O deputado federal Carlos Veras (PT), um dos coordenadores da bancada de Pernambuco, diz não acreditar na possibilidade de alteração na composição por estado. “A última modificação é de 1993, o que revela a dificuldade de o tema ser apreciado na Câmara dos Deputados.”

Outro possível obstáculo para colocar o projeto em pauta pode ser o próprio presidente da Câmara, Arthur Lira (PP). Isso porque o estado de Alagoas seria um dos prejudicados pelo recálculo ? a bancada seria reduzida de 9 para 8 deputados.

O deputado Pezenti diz acreditar que Lira não colocará os próprios interesses à frente da vontade do plenário, caso se construa uma maioria favorável ao projeto.
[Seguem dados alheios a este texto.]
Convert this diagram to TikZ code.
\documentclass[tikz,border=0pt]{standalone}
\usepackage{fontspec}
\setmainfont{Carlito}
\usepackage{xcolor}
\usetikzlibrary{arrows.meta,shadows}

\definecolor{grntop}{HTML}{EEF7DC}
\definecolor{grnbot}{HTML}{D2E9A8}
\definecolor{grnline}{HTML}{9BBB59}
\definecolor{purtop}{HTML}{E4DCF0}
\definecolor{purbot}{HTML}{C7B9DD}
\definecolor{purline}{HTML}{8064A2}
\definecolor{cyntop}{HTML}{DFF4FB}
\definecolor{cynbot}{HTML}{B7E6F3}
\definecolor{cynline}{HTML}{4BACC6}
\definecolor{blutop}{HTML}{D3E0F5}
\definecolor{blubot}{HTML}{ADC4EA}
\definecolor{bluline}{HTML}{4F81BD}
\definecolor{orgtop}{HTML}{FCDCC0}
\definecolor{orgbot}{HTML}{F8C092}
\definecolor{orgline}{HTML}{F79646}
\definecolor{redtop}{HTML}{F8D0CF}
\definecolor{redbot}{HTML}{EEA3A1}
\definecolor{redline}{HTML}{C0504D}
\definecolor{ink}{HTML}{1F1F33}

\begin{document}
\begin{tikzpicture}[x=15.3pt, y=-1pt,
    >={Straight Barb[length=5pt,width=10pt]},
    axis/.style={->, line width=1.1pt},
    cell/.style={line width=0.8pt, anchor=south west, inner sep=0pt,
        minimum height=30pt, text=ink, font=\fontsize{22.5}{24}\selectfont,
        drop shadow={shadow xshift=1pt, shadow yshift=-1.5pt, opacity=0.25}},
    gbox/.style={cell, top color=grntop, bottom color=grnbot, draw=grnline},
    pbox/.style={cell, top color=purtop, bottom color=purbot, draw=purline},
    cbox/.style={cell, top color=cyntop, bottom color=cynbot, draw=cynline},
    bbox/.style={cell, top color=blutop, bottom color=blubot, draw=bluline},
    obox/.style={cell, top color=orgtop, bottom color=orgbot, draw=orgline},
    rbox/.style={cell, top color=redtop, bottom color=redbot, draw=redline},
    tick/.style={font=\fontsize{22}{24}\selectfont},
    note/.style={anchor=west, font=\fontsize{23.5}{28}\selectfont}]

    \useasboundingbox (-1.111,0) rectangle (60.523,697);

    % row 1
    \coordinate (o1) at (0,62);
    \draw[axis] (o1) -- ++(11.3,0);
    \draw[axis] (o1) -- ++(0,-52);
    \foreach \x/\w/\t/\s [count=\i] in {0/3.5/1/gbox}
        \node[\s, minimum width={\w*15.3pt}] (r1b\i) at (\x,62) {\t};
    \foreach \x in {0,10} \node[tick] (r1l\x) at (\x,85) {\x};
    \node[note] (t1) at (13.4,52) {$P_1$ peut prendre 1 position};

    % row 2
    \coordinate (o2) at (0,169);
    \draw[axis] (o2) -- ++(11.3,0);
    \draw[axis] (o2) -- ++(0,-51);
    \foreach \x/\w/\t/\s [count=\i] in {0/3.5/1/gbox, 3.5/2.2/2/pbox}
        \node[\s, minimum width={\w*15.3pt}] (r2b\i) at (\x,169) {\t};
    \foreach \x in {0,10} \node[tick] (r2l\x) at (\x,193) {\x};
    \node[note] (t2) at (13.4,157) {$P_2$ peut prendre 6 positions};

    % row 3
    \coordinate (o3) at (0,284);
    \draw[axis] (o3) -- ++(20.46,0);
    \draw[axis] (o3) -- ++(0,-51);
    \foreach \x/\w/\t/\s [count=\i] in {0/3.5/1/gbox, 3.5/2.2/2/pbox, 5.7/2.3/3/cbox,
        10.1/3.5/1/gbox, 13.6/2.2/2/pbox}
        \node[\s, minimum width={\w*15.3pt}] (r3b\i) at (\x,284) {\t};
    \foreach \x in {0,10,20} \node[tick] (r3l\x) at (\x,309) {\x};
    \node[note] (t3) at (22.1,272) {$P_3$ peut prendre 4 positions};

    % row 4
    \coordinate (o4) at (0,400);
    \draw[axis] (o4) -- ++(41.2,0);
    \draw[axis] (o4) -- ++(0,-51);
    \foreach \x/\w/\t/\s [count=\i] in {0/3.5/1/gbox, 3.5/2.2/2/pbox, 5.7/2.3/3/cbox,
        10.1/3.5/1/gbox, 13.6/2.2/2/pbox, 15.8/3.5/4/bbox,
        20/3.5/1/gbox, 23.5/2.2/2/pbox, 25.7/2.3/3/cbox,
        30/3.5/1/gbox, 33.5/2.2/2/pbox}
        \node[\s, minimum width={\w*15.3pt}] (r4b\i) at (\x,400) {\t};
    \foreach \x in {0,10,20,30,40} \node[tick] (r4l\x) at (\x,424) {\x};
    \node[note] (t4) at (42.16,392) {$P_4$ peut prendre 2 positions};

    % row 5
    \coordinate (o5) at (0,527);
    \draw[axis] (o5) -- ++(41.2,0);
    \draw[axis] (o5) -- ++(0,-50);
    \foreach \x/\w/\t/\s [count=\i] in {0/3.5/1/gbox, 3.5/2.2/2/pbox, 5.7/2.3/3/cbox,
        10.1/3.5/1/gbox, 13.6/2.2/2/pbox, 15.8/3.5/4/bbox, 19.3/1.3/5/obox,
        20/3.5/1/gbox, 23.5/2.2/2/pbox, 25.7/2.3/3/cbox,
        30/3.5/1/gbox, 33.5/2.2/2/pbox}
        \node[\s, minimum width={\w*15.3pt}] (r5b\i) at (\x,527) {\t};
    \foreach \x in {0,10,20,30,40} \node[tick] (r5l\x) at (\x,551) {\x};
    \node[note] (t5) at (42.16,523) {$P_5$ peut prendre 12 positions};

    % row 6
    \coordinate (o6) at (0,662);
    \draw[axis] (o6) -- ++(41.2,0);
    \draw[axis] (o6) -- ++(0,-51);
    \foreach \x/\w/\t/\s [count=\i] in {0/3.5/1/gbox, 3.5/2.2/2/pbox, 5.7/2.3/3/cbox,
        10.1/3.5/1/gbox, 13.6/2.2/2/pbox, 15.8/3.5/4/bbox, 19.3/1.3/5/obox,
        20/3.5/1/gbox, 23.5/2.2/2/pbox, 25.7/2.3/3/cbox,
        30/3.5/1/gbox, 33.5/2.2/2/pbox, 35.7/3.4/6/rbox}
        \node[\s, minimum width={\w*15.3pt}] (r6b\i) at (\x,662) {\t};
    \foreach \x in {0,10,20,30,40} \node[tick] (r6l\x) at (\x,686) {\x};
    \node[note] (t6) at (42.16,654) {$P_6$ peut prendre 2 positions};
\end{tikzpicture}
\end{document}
A bancada catarinense já começou a discutir estratégias para convencer os líderes dos partidos e tentar emplacar o projeto no retorno do recesso.
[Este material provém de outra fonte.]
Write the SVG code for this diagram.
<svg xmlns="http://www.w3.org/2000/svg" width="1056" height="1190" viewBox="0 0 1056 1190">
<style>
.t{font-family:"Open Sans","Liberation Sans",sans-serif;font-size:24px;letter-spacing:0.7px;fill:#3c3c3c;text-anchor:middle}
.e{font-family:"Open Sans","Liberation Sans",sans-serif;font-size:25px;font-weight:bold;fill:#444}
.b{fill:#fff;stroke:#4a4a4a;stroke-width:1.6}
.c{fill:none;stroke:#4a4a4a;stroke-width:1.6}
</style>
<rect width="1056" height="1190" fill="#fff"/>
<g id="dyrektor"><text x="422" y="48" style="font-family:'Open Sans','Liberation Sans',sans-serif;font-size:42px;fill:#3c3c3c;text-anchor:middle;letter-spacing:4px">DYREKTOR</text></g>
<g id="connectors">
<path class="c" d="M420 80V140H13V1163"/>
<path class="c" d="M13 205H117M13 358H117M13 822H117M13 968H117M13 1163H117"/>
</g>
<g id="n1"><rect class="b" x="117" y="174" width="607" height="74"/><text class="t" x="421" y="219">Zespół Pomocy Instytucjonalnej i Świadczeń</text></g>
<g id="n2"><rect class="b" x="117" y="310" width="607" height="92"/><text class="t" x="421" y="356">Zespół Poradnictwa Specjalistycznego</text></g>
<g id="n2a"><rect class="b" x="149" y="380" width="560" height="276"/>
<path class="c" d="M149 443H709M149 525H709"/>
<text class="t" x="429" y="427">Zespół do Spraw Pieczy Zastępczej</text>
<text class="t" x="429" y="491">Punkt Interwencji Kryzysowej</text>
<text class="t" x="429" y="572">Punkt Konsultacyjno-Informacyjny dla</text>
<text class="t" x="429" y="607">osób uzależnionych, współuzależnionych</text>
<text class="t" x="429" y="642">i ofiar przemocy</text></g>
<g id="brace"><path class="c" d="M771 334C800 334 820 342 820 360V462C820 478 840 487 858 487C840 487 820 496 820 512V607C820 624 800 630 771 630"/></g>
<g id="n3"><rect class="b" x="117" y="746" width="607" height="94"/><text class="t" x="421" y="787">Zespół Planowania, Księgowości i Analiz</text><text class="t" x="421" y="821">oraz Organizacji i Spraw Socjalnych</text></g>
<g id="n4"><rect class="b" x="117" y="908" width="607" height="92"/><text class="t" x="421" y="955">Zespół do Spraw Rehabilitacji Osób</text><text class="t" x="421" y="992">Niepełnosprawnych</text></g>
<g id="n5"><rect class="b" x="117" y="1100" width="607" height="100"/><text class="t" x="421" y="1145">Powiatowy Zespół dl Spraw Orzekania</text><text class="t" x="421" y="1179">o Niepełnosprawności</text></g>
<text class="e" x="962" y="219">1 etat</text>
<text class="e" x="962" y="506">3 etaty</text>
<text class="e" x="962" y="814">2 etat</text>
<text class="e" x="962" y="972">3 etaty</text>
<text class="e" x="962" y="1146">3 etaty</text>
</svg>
Na avaliação do cientista político Cláudio André de Souza, professor da Unilab (Universidade da Integração Internacional da Lusofonia Afro-Brasileira), o Congresso não deveria postergar o recálculo das vagas: “Quanto maior a defasagem, mais brusca será uma possível mudança no futuro”.

Caso a proposta seja aprovada, haverá aumento do quociente eleitoral e maior competição em 2026 nos estados em que o número de cadeiras for reduzido. Com isso, diz Souza, a tendência é de maior dificuldade para pequenos partidos nas disputas legislativas destes estados, o que pode impulsionar novas federações partidárias.

A mudança também tende a dar maior força às bancadas de estados com perfil mais conservador, caso de Santa Catarina, Mato Grosso e Goiás. Por outro lado, haveria uma perda de seis deputados na bancada nordestina, que nas últimas legislaturas tem se alinhado mais aos governos de esquerda.

Uma possível alteração no tamanho das bancadas federais dos estados também se refletiria nas Assembleias Legislativas. O número de vagas segue a mesma proporção da Câmara, mas com mínimo de 24 e máximo de 94 deputados estaduais.